[BEGIN]

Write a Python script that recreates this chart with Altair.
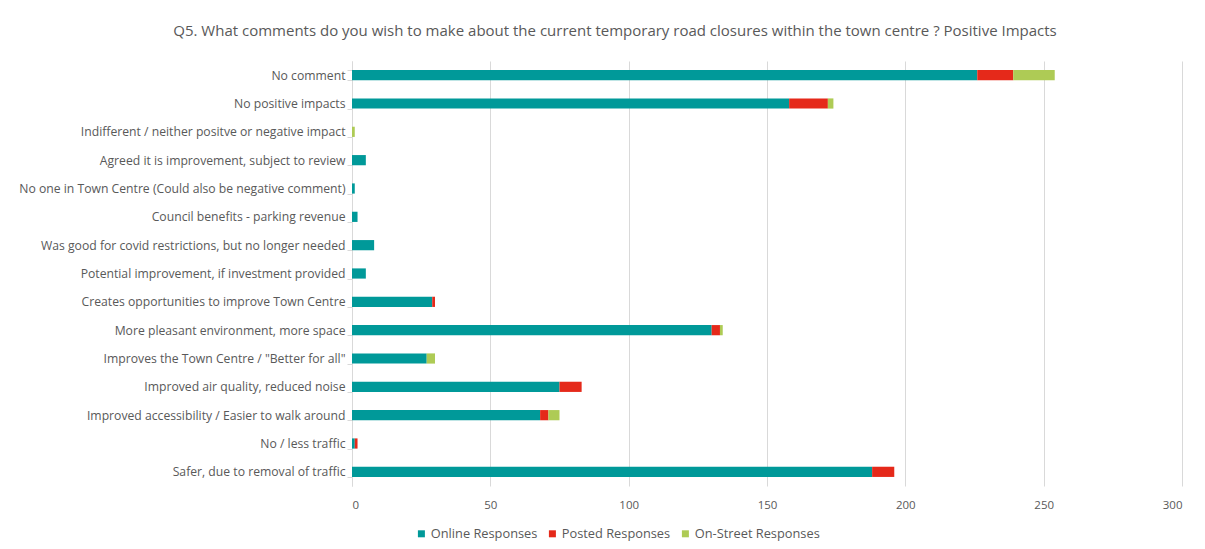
import altair as alt
import pandas as pd

categories = [
    "No comment ",
    "No positive impacts",
    "Indifferent / neither positve or negative impact",
    "Agreed it is improvement, subject to review",
    "No one in Town Centre (Could also be negative comment)",
    "Council benefits - parking revenue",
    "Was good for covid restrictions, but no longer needed",
    "Potential improvement, if investment provided",
    "Creates opportunities to improve Town Centre",
    "More pleasant environment, more space",
    "Improves the Town Centre / \"Better for all\"",
    "Improved air quality, reduced noise",
    "Improved accessibility / Easier to walk around",
    "No / less traffic",
    "Safer, due to removal of traffic",
]
online = [226, 158, 0, 5, 1, 2, 8, 5, 29, 130, 27, 75, 68, 1, 188]
posted = [13, 14, 0, 0, 0, 0, 0, 0, 1, 3, 0, 8, 3, 1, 8]
street = [15, 2, 1, 0, 0, 0, 0, 0, 0, 1, 3, 0, 4, 0, 0]

series_names = ["Online Responses", "Posted Responses", "On-Street Responses"]
series_colors = ["#009999", "#E5291A", "#AECB55"]
x_ticks = [0, 50, 100, 150, 200, 250, 300]

rows = []
for i, cat in enumerate(categories):
    for k, vals in enumerate([online, posted, street]):
        if vals[i] > 0:
            rows.append({"category": cat, "series": series_names[k], "value": vals[i], "order": k})
df = pd.DataFrame(rows)

FONT = "Open Sans"
GRAY = "#595959"

chart = alt.Chart(df).mark_bar().encode(
    x=alt.X(
        "value:Q",
        stack="zero",
        scale=alt.Scale(domain=[0, 300], nice=False),
        axis=alt.Axis(
            title=None, values=x_ticks, grid=True, gridColor="#D9D9D9", domain=False,
            ticks=False, labelPadding=13, labelFontSize=11.5, labelColor=GRAY, labelFont=FONT,
        ),
    ),
    y=alt.Y(
        "category:N",
        sort=categories,
        scale=alt.Scale(paddingInner=0.64, paddingOuter=0.32),
        axis=alt.Axis(
            title=None, domainColor="#D9D9D9", tickColor="#D9D9D9", tickSize=5,
            tickBand="extent", labelPadding=2, labelFontSize=12.2, labelColor=GRAY,
            labelFont=FONT, labelLimit=400, minExtent=334, maxExtent=334,
        ),
    ),
    color=alt.Color(
        "series:N",
        scale=alt.Scale(domain=series_names, range=series_colors),
        legend=alt.Legend(
            title=None, orient="none", direction="horizontal", legendX=63, legendY=466,
            symbolType="square", symbolSize=49, symbolStrokeWidth=0, labelFontSize=12.8,
            labelColor=GRAY, labelFont=FONT, columnPadding=8, labelOffset=3,
        ),
    ),
    order=alt.Order("order:Q"),
).properties(
    width=830,
    height=425,
    background="white",
    padding={"left": 10, "top": 16, "right": 15, "bottom": 0},
    title=alt.TitleParams(
        "Q5. What comments do you wish to make about the current temporary road closures within the town centre ? Positive Impacts",
        fontSize=15, font=FONT, color=GRAY, fontWeight="normal", anchor="middle",
        frame="bounds", offset=16, dx=15,
    ),
).configure_view(stroke=None)

chart.save("out.html", embed_options={"renderer": "svg", "actions": False})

[END]

• **DO THIS**:
Repeat the listing above exactly from its first line to the line containing "import pandas as pd", both included, and omit the pictures.

• **TASK SOLUTION**:
Write a Python script that recreates this chart with Altair.
import altair as alt
import pandas as pd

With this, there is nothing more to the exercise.